What does this all mean for the future of the bureau?

The commissioner isn’t involved in much of the day-to-day operations of the bureau. A new leader could have major sway over how the bureau collects and reports data in the long term, but there are protections in place, and any significant changes would be subject to public scrutiny.

“The commissioner isn’t directly involved in the data calculation. Most of the BLS staff are long-term civil servants. They’ve been there a long time, they have various protections around them,” Stapleford said. “If the new commissioner started to force major methodological changes, I think that would raise a lot of red flags if those changes were controversial.”

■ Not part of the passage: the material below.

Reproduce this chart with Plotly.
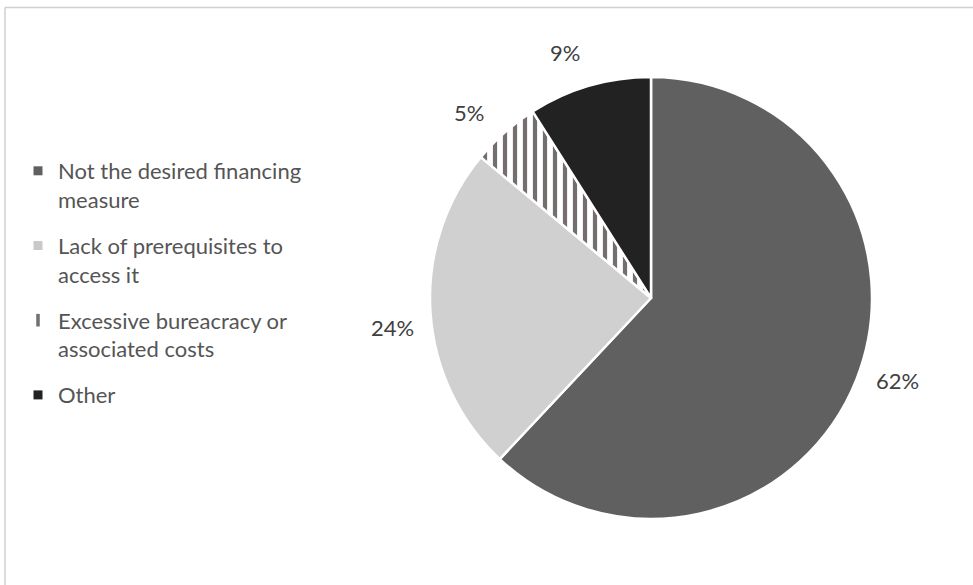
import math
import plotly.graph_objects as go

# Survey result: reasons for not using the financing measure
categories = [
    "Not the desired financing<br>measure",
    "Lack of prerequisites to<br>access it",
    "Excessive bureacracy or<br>associated costs",
    "Other",
]
shares = [62, 24, 5, 9]

slice_colors = ["#606060", "#d1d0d1", "#ffffff", "#222222"]
slice_patterns = ["", "", "|", ""]
legend_colors = ["#606060", "#c9c9c9", "#746e6e", "#222222"]
legend_symbols = ["square", "square", "line-ns", "square"]
stripe_color = "#746e6e"

W, H = 973, 585
cx, cy, r = 651, 298, 221
label_gap = 39          # distance of label centres beyond the rim (px)
label_turn = -3         # small counter-clockwise turn for label placement (deg)
font_family = "Lato, Open Sans, sans-serif"

fig = go.Figure(
    go.Pie(
        labels=[c.replace("<br>", " ") for c in categories],
        values=shares,
        sort=False,
        direction="clockwise",
        rotation=0,
        textinfo="none",
        showlegend=False,
        marker=dict(
            colors=slice_colors,
            line=dict(color="#ffffff", width=2.5),
            pattern=dict(
                shape=slice_patterns,
                fgcolor=stripe_color,
                bgcolor="#ffffff",
                size=10,
                solidity=0.42,
                fillmode="replace",
            ),
        ),
        domain=dict(
            x=[(cx - r) / W, (cx + r) / W],
            y=[(H - cy - r) / H, (H - cy + r) / H],
        ),
        hoverinfo="label+percent",
    )
)

# Percentage labels placed just outside each slice, along its mid angle
total = sum(shares)
cum = 0
for v in shares:
    mid = (cum + v / 2) / total * 2 * math.pi + math.radians(label_turn)
    cum += v
    px = cx + (r + label_gap) * math.sin(mid)
    py = cy - (r + label_gap) * math.cos(mid)
    fig.add_annotation(
        x=px / W, y=1 - py / H, xref="paper", yref="paper",
        text=f"{v}%", showarrow=False, xanchor="center", yanchor="middle",
        font=dict(size=22, color="#404040", family=font_family),
    )

# Legend entries, one group each so they can be spaced apart
for name, col, sym in zip(categories, legend_colors, legend_symbols):
    fig.add_trace(
        go.Scatter(
            x=[None], y=[None], mode="markers", name=name, legendgroup=name,
            marker=dict(
                symbol=sym, size=9, color=col,
                line=dict(color=col, width=3.5 if sym == "line-ns" else 0),
            ),
            hoverinfo="skip",
        )
    )

# Frame lines along the top and left edges of the chart area
frame = dict(type="line", xref="paper", yref="paper", line=dict(color="#d0d0d0", width=1.5))
fig.add_shape(**frame, x0=5 / W, x1=1, y0=1 - 7.5 / H, y1=1 - 7.5 / H)
fig.add_shape(**frame, x0=5 / W, x1=5 / W, y0=0, y1=1 - 7.5 / H)

fig.update_layout(
    width=W,
    height=H,
    margin=dict(l=0, r=0, t=0, b=0),
    paper_bgcolor="#ffffff",
    plot_bgcolor="#ffffff",
    font=dict(family=font_family, color="#404040"),
    showlegend=True,
    xaxis=dict(visible=False),
    yaxis=dict(visible=False),
    legend=dict(
        x=18 / W,
        xanchor="left",
        y=1 - 150 / H,
        yanchor="top",
        valign="top",
        tracegroupgap=14.5,
        font=dict(size=22, color="#555555"),
        bgcolor="rgba(0,0,0,0)",
    ),
)

fig.write_html("out.html")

But even if major changes aren’t made immediately, the fact that Trump has called the bureau’s data into question could risk confusing Americans over whether the data can be trusted.

“It takes a whole lot longer to build credibility than to lose. I don’t think any of the experts involved at this point are at all worried about the credibility of BLS’s work, but I know a whole lot less about what’s filtering down to the average person right now,” Madowitz said.

As an example, Madowitz pointed out how the science around climate change has been clear.

“But having a one-side, other-side public position on what the science says has left the public really confused,” Madowitz said. “It would be really bad if that’s how we decided to understand the economy.”